Entries provided:
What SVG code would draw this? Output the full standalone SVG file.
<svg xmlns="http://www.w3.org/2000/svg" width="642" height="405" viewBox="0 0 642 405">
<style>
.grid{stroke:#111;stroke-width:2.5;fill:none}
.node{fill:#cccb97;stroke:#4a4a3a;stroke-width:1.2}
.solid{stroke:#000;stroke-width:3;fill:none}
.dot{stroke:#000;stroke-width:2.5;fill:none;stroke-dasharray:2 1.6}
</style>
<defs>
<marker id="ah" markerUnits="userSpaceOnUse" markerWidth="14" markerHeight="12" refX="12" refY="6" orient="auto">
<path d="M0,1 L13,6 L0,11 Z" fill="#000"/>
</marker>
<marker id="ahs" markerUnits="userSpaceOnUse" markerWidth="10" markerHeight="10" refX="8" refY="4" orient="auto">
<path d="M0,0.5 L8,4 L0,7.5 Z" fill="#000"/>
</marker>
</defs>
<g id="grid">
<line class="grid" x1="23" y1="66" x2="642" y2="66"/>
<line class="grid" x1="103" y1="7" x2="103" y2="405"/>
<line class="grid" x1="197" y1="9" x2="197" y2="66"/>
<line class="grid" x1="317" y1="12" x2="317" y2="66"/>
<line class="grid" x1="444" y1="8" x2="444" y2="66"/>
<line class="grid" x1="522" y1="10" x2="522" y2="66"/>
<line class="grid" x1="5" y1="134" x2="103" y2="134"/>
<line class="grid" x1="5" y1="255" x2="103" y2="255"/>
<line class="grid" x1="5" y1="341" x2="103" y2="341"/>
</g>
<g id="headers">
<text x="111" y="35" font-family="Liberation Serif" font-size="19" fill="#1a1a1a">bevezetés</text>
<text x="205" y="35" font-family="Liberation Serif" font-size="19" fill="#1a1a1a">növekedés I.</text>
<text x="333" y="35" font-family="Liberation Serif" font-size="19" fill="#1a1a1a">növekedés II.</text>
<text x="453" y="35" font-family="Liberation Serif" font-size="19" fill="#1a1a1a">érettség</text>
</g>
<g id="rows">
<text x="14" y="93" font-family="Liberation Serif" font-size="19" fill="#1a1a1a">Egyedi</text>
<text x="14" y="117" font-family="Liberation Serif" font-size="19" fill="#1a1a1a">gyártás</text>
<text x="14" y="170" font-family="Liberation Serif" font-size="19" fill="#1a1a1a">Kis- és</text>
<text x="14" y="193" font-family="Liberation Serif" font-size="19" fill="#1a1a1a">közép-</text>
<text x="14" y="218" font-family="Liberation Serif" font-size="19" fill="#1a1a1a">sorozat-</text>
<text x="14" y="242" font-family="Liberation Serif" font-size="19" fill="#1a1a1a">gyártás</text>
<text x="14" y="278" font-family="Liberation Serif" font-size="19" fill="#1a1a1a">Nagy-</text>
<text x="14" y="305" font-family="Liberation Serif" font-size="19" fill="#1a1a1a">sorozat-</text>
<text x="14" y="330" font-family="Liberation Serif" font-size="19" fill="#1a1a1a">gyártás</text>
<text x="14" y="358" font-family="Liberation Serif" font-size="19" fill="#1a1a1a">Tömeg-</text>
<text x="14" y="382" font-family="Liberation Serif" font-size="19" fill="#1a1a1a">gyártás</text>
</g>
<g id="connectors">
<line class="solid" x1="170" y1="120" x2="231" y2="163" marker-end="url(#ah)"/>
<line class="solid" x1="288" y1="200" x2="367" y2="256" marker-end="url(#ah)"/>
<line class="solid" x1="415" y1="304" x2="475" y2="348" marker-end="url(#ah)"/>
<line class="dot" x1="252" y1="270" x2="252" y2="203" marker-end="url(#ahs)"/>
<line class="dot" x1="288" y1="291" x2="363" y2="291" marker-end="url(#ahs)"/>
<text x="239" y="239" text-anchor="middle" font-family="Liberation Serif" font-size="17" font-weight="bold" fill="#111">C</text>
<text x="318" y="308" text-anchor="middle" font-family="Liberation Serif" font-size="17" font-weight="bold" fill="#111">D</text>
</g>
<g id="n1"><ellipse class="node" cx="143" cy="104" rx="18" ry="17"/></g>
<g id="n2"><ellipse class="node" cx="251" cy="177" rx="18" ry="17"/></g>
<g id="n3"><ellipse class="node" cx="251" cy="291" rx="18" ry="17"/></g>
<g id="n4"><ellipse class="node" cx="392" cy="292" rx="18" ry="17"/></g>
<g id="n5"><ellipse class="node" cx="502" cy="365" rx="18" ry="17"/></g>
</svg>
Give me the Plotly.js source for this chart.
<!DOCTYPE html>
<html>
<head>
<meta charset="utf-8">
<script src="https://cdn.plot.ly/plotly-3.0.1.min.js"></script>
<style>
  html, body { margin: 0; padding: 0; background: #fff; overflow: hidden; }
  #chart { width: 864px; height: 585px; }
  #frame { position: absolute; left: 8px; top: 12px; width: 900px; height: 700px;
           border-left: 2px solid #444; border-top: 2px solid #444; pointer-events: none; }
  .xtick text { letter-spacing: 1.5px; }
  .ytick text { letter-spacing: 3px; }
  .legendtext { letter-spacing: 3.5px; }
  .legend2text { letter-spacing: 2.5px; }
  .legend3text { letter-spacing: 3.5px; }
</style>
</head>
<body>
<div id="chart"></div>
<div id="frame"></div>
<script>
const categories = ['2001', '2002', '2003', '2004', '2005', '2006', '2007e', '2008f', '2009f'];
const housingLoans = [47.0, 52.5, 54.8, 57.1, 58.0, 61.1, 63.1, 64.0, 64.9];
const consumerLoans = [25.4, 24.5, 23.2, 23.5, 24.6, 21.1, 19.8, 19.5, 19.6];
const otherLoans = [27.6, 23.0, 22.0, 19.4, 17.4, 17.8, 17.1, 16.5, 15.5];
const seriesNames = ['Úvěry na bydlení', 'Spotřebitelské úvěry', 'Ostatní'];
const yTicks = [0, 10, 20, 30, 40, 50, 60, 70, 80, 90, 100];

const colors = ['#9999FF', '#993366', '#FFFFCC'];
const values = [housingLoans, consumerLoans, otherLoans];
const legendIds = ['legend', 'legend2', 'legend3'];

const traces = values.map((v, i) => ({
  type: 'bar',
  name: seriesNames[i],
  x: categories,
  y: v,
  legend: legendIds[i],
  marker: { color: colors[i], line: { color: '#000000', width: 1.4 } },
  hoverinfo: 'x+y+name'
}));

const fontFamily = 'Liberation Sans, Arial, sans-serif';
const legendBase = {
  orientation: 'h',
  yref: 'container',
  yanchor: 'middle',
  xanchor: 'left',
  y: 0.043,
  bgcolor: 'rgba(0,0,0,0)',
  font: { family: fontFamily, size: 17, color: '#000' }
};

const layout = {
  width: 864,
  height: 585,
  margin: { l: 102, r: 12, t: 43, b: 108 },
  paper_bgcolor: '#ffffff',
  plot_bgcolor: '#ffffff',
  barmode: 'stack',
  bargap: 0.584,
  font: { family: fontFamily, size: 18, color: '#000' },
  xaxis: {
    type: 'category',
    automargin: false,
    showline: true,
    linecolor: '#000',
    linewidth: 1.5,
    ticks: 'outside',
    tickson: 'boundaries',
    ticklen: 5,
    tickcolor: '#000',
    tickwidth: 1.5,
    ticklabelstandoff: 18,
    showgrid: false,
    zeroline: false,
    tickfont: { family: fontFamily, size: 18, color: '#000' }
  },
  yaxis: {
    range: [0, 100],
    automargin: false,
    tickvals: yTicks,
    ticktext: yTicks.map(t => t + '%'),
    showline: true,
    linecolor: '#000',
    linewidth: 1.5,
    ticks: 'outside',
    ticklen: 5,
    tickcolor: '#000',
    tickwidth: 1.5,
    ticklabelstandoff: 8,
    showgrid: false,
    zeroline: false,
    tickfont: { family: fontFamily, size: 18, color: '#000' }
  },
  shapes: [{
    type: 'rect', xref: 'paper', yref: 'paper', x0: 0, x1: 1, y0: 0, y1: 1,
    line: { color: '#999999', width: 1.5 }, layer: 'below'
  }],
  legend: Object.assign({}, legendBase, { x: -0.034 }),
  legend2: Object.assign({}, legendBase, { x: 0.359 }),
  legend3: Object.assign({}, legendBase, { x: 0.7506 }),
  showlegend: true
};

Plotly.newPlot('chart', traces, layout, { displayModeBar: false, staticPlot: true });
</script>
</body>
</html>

Set problem: Wherever the word "chart" occurs in a line of the listing, copy that line.

Full output:
Give me the Plotly.js source for this chart.
  #chart { width: 864px; height: 585px; }
<div id="chart"></div>
Plotly.newPlot('chart', traces, layout, { displayModeBar: false, staticPlot: true });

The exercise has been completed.